As Office of Government Ethics Director Walter M. Shaub Jr. pointed out in his letter, Conway’s conduct is virtually identical to a hypothetical that the agency offers on its website as an example of what not to do.

Kellyanne Conway’s Nordstrom kerfuffle has taken a predictable turn: The Office of Government Ethics (OGE) advised the White House this week to “investigate Conway’s actions and consider taking disciplinary action against her.”

Said kerfuffle refers to the “free commercial” that Trump’s presidential adviser gave for Ivanka Trump while speaking in an interview with Fox & Friends in the White House briefing room last week.

The OGE’s letter came after House Oversight and Government Reform Committee Chair Rep. Jason Chaffetz (R-UT) and Rep. Elijah Cummings (D-MD) sent a joint letter in a rare showing of bipartisanship to OGE Director Walter M. Shaub Jr. The letter requested that the OGE recommend possible disciplinary action against Conway, writing that her actions “clearly violate the ethical principles for federal employees and are unacceptable.”
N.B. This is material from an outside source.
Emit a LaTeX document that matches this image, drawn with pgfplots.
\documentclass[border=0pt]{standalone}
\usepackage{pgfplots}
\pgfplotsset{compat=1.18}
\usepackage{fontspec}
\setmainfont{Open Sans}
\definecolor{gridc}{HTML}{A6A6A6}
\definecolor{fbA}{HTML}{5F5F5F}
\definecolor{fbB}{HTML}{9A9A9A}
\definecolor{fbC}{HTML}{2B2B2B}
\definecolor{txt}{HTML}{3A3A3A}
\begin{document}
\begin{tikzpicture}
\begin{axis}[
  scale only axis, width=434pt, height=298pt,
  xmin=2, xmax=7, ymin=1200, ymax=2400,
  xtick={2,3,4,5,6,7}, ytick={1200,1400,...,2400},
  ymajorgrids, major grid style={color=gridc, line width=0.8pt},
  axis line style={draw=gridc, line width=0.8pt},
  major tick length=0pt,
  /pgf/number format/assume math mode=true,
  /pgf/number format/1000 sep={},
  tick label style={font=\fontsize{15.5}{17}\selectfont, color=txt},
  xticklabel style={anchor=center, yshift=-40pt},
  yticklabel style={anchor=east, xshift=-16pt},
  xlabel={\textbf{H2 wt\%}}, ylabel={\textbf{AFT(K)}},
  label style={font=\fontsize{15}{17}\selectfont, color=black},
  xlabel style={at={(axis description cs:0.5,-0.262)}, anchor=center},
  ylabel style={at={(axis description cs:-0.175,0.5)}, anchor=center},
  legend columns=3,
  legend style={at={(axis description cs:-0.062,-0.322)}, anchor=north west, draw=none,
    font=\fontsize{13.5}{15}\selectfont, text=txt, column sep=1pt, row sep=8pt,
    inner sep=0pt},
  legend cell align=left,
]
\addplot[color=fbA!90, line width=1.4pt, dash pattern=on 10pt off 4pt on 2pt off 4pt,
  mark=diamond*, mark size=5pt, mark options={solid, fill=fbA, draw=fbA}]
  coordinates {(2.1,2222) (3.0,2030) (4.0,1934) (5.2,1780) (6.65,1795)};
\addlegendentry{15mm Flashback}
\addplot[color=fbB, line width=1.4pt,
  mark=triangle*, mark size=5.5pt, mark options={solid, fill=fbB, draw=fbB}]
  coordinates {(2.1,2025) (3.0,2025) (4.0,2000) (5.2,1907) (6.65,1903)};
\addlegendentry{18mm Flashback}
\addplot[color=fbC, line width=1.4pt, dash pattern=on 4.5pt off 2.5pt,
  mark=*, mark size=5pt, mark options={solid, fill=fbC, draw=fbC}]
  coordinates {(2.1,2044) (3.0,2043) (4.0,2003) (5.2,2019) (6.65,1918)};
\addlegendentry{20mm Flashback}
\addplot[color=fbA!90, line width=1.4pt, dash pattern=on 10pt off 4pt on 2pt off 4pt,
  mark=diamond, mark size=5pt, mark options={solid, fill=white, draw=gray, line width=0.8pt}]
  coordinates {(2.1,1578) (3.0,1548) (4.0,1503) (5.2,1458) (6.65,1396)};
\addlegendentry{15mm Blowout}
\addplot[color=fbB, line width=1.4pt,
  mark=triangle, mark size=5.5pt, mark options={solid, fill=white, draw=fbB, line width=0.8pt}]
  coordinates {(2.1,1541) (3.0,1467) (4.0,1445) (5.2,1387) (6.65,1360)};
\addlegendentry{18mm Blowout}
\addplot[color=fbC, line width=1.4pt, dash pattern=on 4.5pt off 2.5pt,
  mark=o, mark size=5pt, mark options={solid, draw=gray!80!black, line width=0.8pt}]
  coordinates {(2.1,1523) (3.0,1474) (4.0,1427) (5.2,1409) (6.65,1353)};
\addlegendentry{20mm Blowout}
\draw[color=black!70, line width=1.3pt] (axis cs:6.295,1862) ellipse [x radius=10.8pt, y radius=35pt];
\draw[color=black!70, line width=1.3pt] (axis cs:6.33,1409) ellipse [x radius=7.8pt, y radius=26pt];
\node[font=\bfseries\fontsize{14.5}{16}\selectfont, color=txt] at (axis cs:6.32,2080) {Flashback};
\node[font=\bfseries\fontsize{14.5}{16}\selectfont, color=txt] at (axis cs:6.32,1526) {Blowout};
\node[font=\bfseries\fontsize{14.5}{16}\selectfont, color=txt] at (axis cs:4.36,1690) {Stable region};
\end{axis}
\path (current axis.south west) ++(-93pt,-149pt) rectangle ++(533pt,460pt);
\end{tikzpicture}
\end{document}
“As the director of OGE, you have the authority to review potential ethics violations and notify the employee’s agency, which in this case is the White House,” the letter reads.
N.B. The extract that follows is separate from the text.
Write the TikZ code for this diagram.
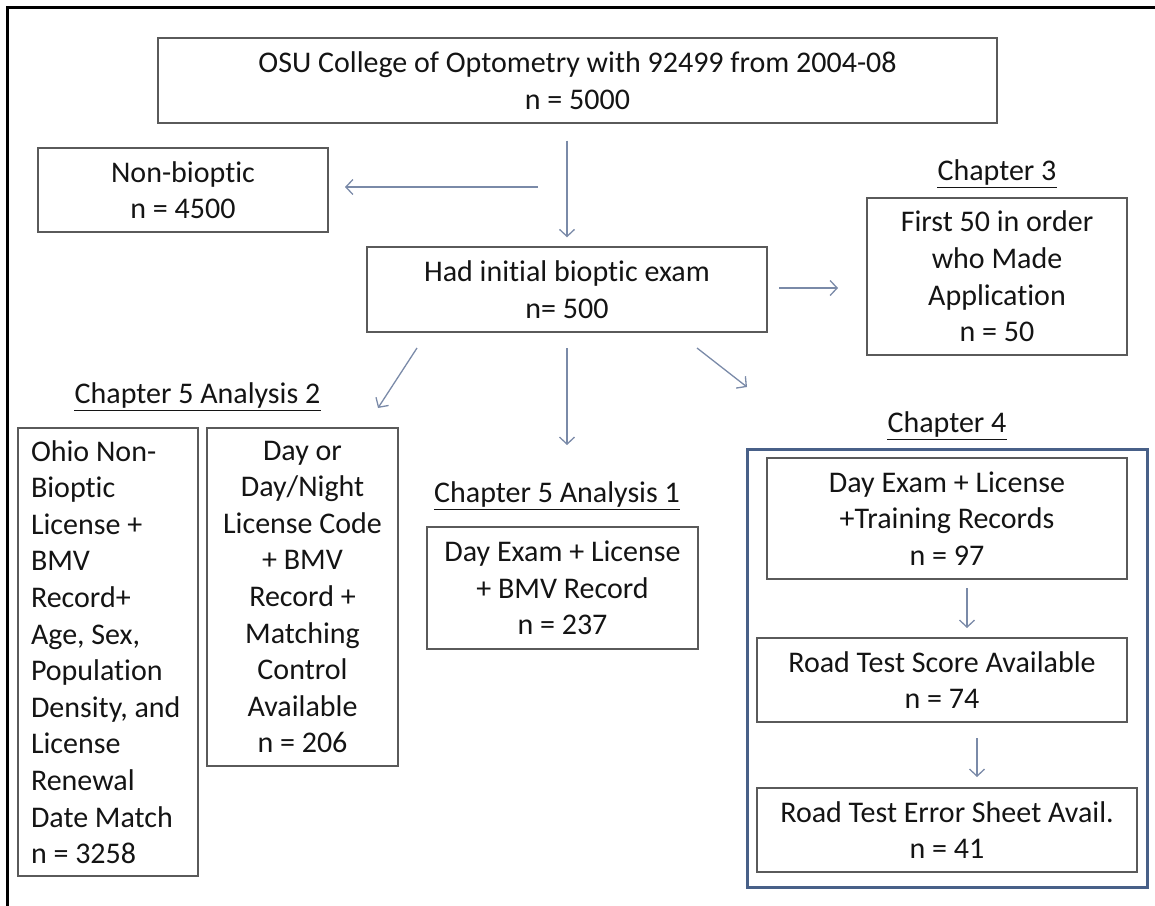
\documentclass[tikz,border=0pt]{standalone}
\usepackage{fontspec}
\setmainfont{Carlito}[RawFeature={-liga;-clig;-calt;-dlig}]
\usetikzlibrary{arrows.meta}
\definecolor{boxline}{RGB}{90,90,90}
\definecolor{arrowc}{RGB}{122,138,168}
\definecolor{frameblue}{RGB}{72,96,136}
\definecolor{txt}{RGB}{20,20,20}
\begin{document}
\begin{tikzpicture}[x=1pt,y=-1pt,
  box/.style={draw=boxline, line width=1.4pt, inner sep=0pt, align=center, text=txt,
    font=\fontsize{30}{36.6}\selectfont},
  lab/.style={inner sep=0pt, anchor=base, text=txt, font=\fontsize{30}{36.6}\selectfont},
  ul/.style={draw=txt, line width=1.5pt},
  arr/.style={draw=arrowc, line width=1.3pt, -{Straight Barb[length=7pt,width=15pt]}}]
\useasboundingbox (0,0) rectangle (1155,905);
% outer frame
\draw[line width=3pt] (7,910) -- (7,7) -- (1160,7);
% chapter 4 frame
\draw[draw=frameblue, line width=3pt] (747,449) rectangle (1147,887);

\node[box, minimum width=839pt, minimum height=85pt] (top) at (577.5,80.5)
  {OSU College of Optometry with 92499 from 2004-08\\ n = 5000};
\node[box, minimum width=290pt, minimum height=84pt] (nb) at (183,190)
  {Non-bioptic\\ n = 4500};
\node[box, minimum width=400pt, minimum height=85pt] (had) at (567,289.5)
  {Had initial bioptic exam\\ n= 500};
\node[lab] (c3) at (997,180) {Chapter 3};
\node[box, minimum width=260pt, minimum height=157pt] (f50) at (997,276.5)
  {First 50 in order\\ who Made\\ Application\\ n = 50};
\node[lab] (c52) at (197.5,403) {Chapter 5 Analysis 2};
\node[box, minimum width=180pt, minimum height=448pt, text width=154pt, inner xsep=13pt, align=flush left] (ohio) at (108,652)
  {Ohio Non-\\ Bioptic\\ License +\\ BMV\\ Record+\\ Age, Sex,\\ Population\\ Density, and\\ License\\ Renewal\\ Date Match\\ n = 3258};
\node[box, minimum width=191pt, minimum height=338pt] (dayor) at (302.5,597)
  {Day or\\ Day/Night\\ License Code\\ + BMV\\ Record +\\ Matching\\ Control\\ Available\\ n = 206};
\node[lab] (c51) at (557,502) {Chapter 5 Analysis 1};
\node[box, minimum width=271pt, minimum height=122pt] (de) at (562.5,588)
  {Day Exam + License\\ + BMV Record\\ n = 237};
\node[lab] (c4) at (947,432) {Chapter 4};
\node[box, minimum width=360pt, minimum height=121pt] (dt) at (947,518.5)
  {Day Exam + License\\ +Training Records\\ n = 97};
\node[box, minimum width=370pt, minimum height=84pt] (rts) at (942,680)
  {Road Test Score Available\\ n = 74};
\node[box, minimum width=380pt, minimum height=84pt] (rte) at (947,830)
  {Road Test Error Sheet Avail.\\ n = 41};

% underlines
\foreach \n in {c3,c52,c51,c4}
  \draw[ul] ([yshift=-7.5pt]\n.base west) -- ([yshift=-7.5pt]\n.base east);

% connectors
\coordinate (a1s) at (538,187);
\coordinate (a1e) at (345,187);
\draw[arr] (a1s) -- (a1e);
\draw[arr, shorten <=17pt, shorten >=9pt] (top.south -| had.north) -- (had.north);
\coordinate (a3s) at (779,288);
\coordinate (a3e) at (838,288);
\draw[arr] (a3s) -- (a3e);
\coordinate (a4s) at (417,348);
\coordinate (a4e) at (378,408);
\draw[arr] (a4s) -- (a4e);
\coordinate (a5s) at (567,348);
\coordinate (a5e) at (567,445);
\draw[arr] (a5s) -- (a5e);
\coordinate (a6s) at (697,348);
\coordinate (a6e) at (747,387);
\draw[arr] (a6s) -- (a6e);
\coordinate (a7s) at (967,588);
\coordinate (a7e) at (967,628);
\draw[arr] (a7s) -- (a7e);
\coordinate (a8s) at (977,738);
\coordinate (a8e) at (977,777);
\draw[arr] (a8s) -- (a8e);
\end{tikzpicture}
\end{document}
“In this case, there is an additional challenge, which is that the President, as the ultimate disciplinary authority for White House employees, has an inherent conflict of interest since Conway’s statements relate to his daughter’s private business,” wrote Cummings and Chaffetz.
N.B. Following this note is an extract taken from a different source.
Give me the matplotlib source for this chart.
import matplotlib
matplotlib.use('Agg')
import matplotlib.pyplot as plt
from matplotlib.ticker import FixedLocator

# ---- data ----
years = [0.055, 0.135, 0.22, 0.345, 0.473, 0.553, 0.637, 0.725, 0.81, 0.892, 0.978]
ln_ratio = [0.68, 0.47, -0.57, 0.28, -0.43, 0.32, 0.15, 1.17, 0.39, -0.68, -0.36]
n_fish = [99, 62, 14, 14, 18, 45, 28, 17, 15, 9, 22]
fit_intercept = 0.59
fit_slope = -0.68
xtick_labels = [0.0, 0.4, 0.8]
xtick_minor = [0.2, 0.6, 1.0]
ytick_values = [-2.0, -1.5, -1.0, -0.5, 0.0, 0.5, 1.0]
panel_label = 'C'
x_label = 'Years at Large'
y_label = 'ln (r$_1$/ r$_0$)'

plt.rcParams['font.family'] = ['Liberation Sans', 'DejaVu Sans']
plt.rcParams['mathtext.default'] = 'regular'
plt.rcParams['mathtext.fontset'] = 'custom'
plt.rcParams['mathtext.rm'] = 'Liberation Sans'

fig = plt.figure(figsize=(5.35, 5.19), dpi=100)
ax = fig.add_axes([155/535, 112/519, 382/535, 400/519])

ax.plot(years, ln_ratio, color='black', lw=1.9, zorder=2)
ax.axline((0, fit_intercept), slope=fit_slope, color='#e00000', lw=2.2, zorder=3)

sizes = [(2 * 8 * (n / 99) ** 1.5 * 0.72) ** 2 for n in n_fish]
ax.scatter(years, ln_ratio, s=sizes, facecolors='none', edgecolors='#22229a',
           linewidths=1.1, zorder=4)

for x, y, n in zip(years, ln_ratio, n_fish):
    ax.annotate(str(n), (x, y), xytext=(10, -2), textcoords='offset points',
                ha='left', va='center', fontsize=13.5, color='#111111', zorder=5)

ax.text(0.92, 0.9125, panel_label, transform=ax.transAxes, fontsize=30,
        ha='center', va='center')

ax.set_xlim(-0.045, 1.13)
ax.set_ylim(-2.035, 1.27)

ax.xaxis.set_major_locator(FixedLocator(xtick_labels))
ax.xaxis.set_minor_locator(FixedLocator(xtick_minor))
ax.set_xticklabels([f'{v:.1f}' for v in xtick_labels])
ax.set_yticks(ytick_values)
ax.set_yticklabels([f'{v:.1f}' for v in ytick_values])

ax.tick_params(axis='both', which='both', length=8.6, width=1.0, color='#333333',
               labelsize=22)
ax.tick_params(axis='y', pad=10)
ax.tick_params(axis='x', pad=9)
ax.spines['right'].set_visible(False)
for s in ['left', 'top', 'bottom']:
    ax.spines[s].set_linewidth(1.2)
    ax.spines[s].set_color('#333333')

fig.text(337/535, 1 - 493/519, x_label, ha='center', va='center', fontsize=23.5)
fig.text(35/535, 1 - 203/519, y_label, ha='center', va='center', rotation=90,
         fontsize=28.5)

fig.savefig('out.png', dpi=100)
Shaub agreed, apparently. Via the OGE letter:

On the morning of Thursday, February 9, 2017, the hosts of a news program interviewed Ms. Conway from the White House’s James S. Brady Briefing Room. She was unquestionably appearing in her official capacity. She used that interview, however, as an opportunity to market Ms. Trump’s products, stating, “Go buy Ivanka’s stuff, is what I would tell you. I hate shopping, I’m going to go get some myself today.” Shortly thereafter, she added: “This is just a wonderful line. I own some of it. I fully—I’m going to give a free commercial here. Go buy it today everybody, you can find it online.” As Ms. Conway made these statements, she appeared on screen in a tight frame between the official seal of the White House and the American flag.

These facts, if true, would establish a clear violation of the prohibition against misuse of position.

In fact, as Shaub pointed out in his letter on behalf of the OGE, Conway’s conduct is virtually identical to a hypothetical that the OGE offers on its website as an example of what not to do:

I note that OGE’s regulation on misuse of position offers as an example the hypothetical case of a Presidential appointee appearing in a television commercial to promote a product. Ms. Conway’s actions track that example almost exactly.

Shaub also pointed out that although Press Secretary Sean Spicer said during a press briefing that Conway had been “counseled,” the OGE had not been informed of “any disciplinary or other corrective action” against her.

That’s because there likely hasn’t been any. And, frankly, there likely won’t be—because Trump appears to have no problem with what Conway did.

Trump was reportedly irritated that Spicer even mentioned that Conway had been “counseled,” whatever that means.

Via the Associated Press:

The president appeared to take issue with his own press secretary’s depiction, telling staff that he believed it was unfair to Conway and made it sound like she was in trouble, according to a person with direct knowledge of his comments. A White House spokeswoman said that while Trump didn’t see Conway’s television comments urging people to buy Ivanka Trump’s products, he believed she was “merely sticking up” for his daughter after Nordstrom dropped her brand.

So what happens next?

Nothing, probably.

Shaub’s letter gives the White House until February 28 to notify the OGE of any findings from an investigation into Conway’s actions, and any disciplinary or other corrective action taken against her. But should the White House ignore the OGE’s letter and refuse to conduct an investigation—or if the White House conducts one and determines that what Conway did was no big deal—then it is unclear what happens next.

This isn’t exactly a normal administration that follows institutional norms or such trifles as “ethics rules.” So my guess? Conway gets away with it.